My point is that a console is not a monolithic block. If it were, this website would not exist. Games are made by developers of different talents and even more important, under different constraints. Some developers might have a very limited amount of time to make a game, while others are afforded a lot of time to research and refine ideas. On Game Boy, this trend is painfully clear: a lot of games clearly had short deadlines and uninterested developers.
To circle back to Zelda, it is clear as day that the team at Nintendo EAD spent as much effort to make Link’s Awakening shine as they did A Link to the Past.
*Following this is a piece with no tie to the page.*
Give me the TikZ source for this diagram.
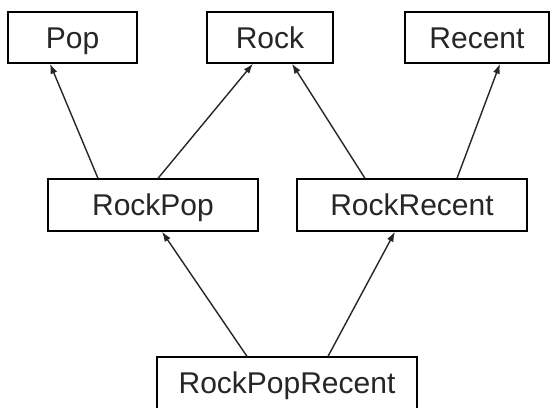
\documentclass[tikz,border=0pt]{standalone}
\usepackage{fontspec}
\setmainfont{Liberation Sans}
\usetikzlibrary{arrows.meta}
\begin{document}
\begin{tikzpicture}[x=1pt,y=-1pt,
  box/.style={draw=black,line width=1.3pt,rectangle,inner sep=0pt,
    font=\fontsize{30}{30}\selectfont,text height=21.5pt,text depth=0pt,
    text=black!85},
  arr/.style={draw=black!85,line width=1.4pt,-{Latex[length=10pt,width=7pt]}}]
\clip (0,0) rectangle (551,407);
\fill[white] (0,0) rectangle (551,407);
\node[box,minimum width=129pt,minimum height=51pt] (pop) at (72.5,37.5) {Pop};
\node[box,minimum width=126pt,minimum height=51pt] (rock) at (270,37.5) {Rock};
\node[box,minimum width=144pt,minimum height=51pt] (recent) at (477,37.5) {Recent};
\node[box,minimum width=210pt,minimum height=52pt] (rp) at (153,205) {RockPop};
\node[box,minimum width=230pt,minimum height=52pt] (rr) at (412,205) {RockRecent};
\node[box,minimum width=260pt,minimum height=52pt] (rpr) at (287,383) {RockPopRecent};
\draw[arr] ([xshift=-40pt]rpr.north) -- ([xshift=9pt]rp.south);
\draw[arr] ([xshift=41pt]rpr.north) -- ([xshift=-17pt]rr.south);
\draw[arr] ([xshift=-55pt]rp.north) -- ([xshift=-22.5pt]pop.south);
\draw[arr] ([xshift=5pt]rp.north) -- ([xshift=-17pt]rock.south);
\draw[arr] ([xshift=-47pt]rr.north) -- ([xshift=22pt]rock.south);
\draw[arr] ([xshift=45pt]rr.north) -- ([xshift=23pt]recent.south);
\end{tikzpicture}
\end{document}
The game is smaller, it has fewer dungeons. They obviously spent less time on the game because of that. But the refinements are there, the passion is there from start to finish. For Link’s Awakening, the developers clearly wanted to make a game as complex as anything available. Contrast with Super Mario Land, which is clearly taking inspiration from Super Mario Bros. when Super Mario Bros. 3 was being developed internally at Nintendo. They went back to a simpler, older game instead of trying to emulate the new hotness. For Link’s Awakening, they instead introduced newer concepts, building on the design work in A Link to the Past on Super Nintendo in lieu of perhaps trying to put the first NES game on Game Boy. The Roc’s Feather, which allows you to jump, is the best example. There is no such a thing as a jump button in A Link to the Past. They implemented the jumping ability cleverly, making it a clear evolution of what was seen on Super Nintendo. For Link’s Awakening they wisely moved forward, not back. Music-wise, gameplay-wise, story-wise.
Colour? We Don’t Talk About Colour!
In 1998 Nintendo rereleased the game as The Legend of Zelda: Link’s Awakening DX. It’s a black cart which means it can still be played on an original Game Boy but has specific colour palettes if played on a Game Boy Color. It also changes a lot of little details. I’ve chosen to talk about it later. It deserves its own article.
Conclusion
These days, I can’t separate the intent of the developers from The Legend of Zelda: Link’s Awakening. But when I was a kid, all I saw was an island in front of me ripe for exploration and filled with quirky off-key people. I sometimes long for that feeling of exploration and discovery coming from a 2½ inch screen.
If you’ve never played Link’s Awakening, I envy you. When you do play it, you’ll have a wonderful time. It’s essential.